TRIBUNJATIM.COM, SURABAYA – Alur kasus dugaan korupsi yang menjerat mantan Wali Kota Batu, Malang Eddy Rumpoko, menemui babak akhir.

Mantan orang nomor satu di Batu itu dijatuhi hukuman penjara selama 3 tahun serta denda sebesar Rp 200 juta subsider 3 bulan oleh Majelis Hakim di Pengadilan Tipikor Surabaya, Jumat (27/4/2018).

 

“Menyatakan terdakwa terbukti melakukan tindak pidana korupsi, dan menjatuhkan hukuman penjara selama 3 tahun,” beber H. R. Unggul saat membacakan amar putusan di Ruang Candra.

Tidak hanya itu, Majelis Hakim juga mencabut hak politik terdakwa selama 5 tahun.

ER terbukti menyalahi Pasal 12a atau Pasal 11 UU No 31 Tahun 1999 tentang Pemberantasan Tindak Pidana Korupsi sebagaimana telah diubah dengan UU No 20 Tahun 2001 juncto Pasal 55 ayat 1 ke-1 KUHP juncto Pasal 64 ayat 1 KUHP.

Namun, dakwaan Pasal primer 12a tidak terbukti dalam fakta persidangan, maka Eddy Rumpoko hanya dijerat Pasal 11 UU No 31 Tahun 1999.

Artinya, bukti atas uang suap yang diberikan Fillipus Djap sebesar Rp 200 juta tidak terbukti, hanya mobil merk Toyota Alphard senilai Rp 1,6 M yang terbukti.

Vonis ini lebih ringan dari tuntutan Jaksa dari KPK yang menuntut dirinya dengan hukuman pidana selama 8 tahun.
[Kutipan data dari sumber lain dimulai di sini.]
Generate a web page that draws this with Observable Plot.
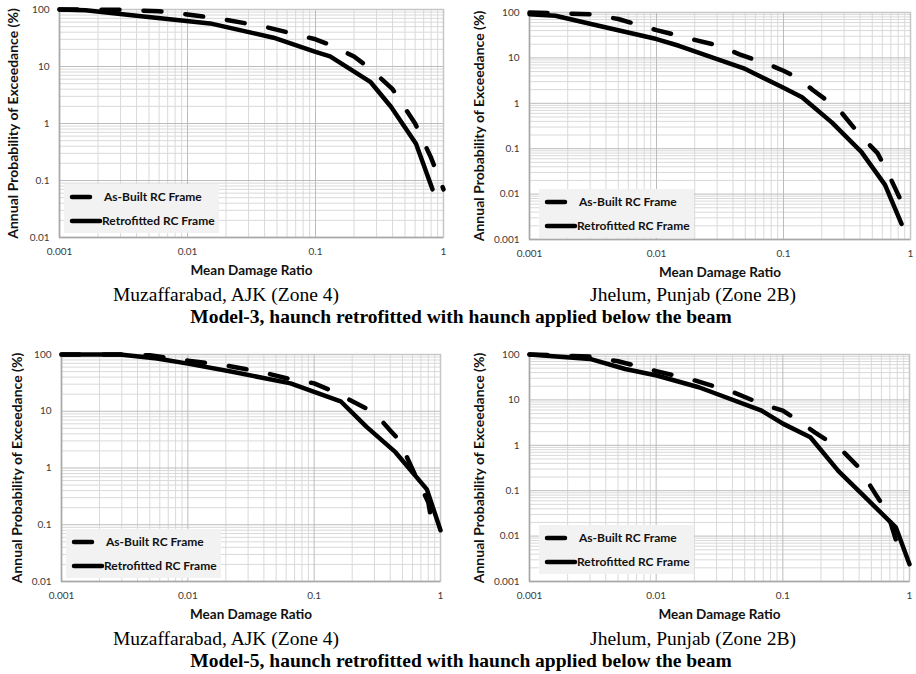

Menanggapi vonis tersebut, Eddy Rumpoko mengaku pikir-pikir atas vonis yang dijatuhkan.

“Silahkan ke kuasa hukum saya saja, semua sudah berjalan,” ungkapnya lalu bergegas ke ruang tahanan.

 

Secara terpisah, Agus Dwi Warsono selaku kuasa hukum ER menyebutkan, masih akan menelaah kembali atas vonis yang dijatuhkan.

“Pada prinsipnya, kami selaku kuasa hukum sudah membicarakan hal ini dengan Pak Eddy pada saat setelah dibacakannya putusan. Salinan putusan secara keseluruhan akan kami telaah,” ujarnya saat dikonfirmasi TribunJatim.com.

Dari vonis yang dibacakan, lanjut Agus, pihaknya tidak sependapat dengan pertimbangan hukum majelis, terkait dengan menyatakan terbukti dakwaan subsidernya.

“Majelis sependapat dengan kami, kalau dakwaan primer yang ditujukan oleh JPU KPK, sudah kami tolak saat pledoi,” lanjutnya.

Agus menambahkan, vonis ini tidak seluruhnya dipertimbangkan sebagai fakta persidangan dan fakta hukum.

“Bisa saja tidak terbukti subsidernya,” tambahnya.

Maka dari itu, pihaknya masih pikir-pikir, apakah akan mengajukan banding dalam putusan tersebut.